Dear MoT community,
Do you have any experience with “Spotify Model” as a QA or similiar approaches to development?
What risks do you see in that approach?
What benefits do you see in that approach?
What are challenges for QA in your opinion?
Any other thoughts on the matter?
I’m currently researching the topic but thought having opinion of fellow MoT testers would be super valuable : ) Thanks for your input!
Well, when I first saw the “Spotify model”, I thought “That’s the same as the ‘matrix management’ model I was told was the latest thing back in the 1970s!”.
What goes around comes around, only with new clothes and a funky new name.
If by Spotify Model you mean the autonomous teams then here is my experience regarding that.
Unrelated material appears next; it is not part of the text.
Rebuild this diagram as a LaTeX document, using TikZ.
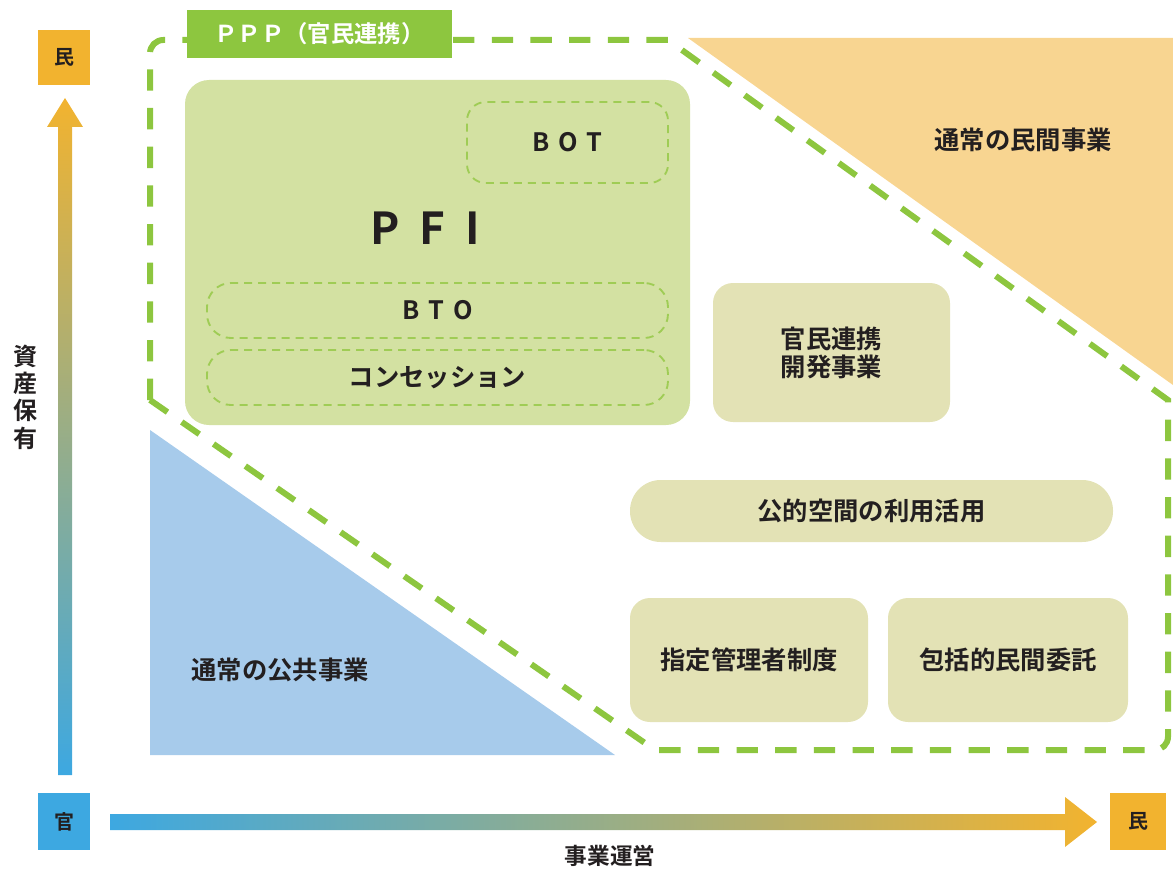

Your role shifts from “Tester” to “Test Coach” to some capacity. Lets look at the situation a little more closely. So the Spotify squads and how we worked with autonomous teams means that the team have more responsibilities, like deployment, monitoring on top of delivering features. It also to some limited extent means that your team will go and change other parts of the product / or that other teams will change your part of the product. We also did Continuous Delivery (roughly 3 deploys per week or so). This means that you will easily be overburdened in testing if you try to do all of the new things yourself. Instead you need to transition into enabling the rest of the team to be part of the testing process. Both in developing tools but also in testing. We did that in three different ways I think (for the 3 teams that I was mainly involved with). In one they did mob programming and the tester was part of the mob which meant that all testing related things got handled by the entire team. In another team the tester started to help with the development of things like monitoring, the operational side of things and we introduced testing tours to enable everyone to be part of the testing of the product. In the third the tester was working a lot with automation together with the developers. Hence they all to some degree coached the rest of the team more in testing than being responsible for all of it themselves.
Now to your questions.
Risks: As with any approach if you “copy someone else” without thinking what suits you, you are likely to fail.
Benefits: Testers and the entire team get a way better understanding of the true usage of the system which enables them to stop making stupid mistakes which to me is what most bugs are about.
Challenge: To get overburdened by doing it all yourself and developing your skills as a tester.
For this to work the infrastructure around the team needs to be solved. They talk about it as the alignment. All teams need to run in the same direction etc. If that is not in place you will not see much productivity.
For research on the topic of autonomy apart from Spotify, Valve and Zalando have some good material on the matter.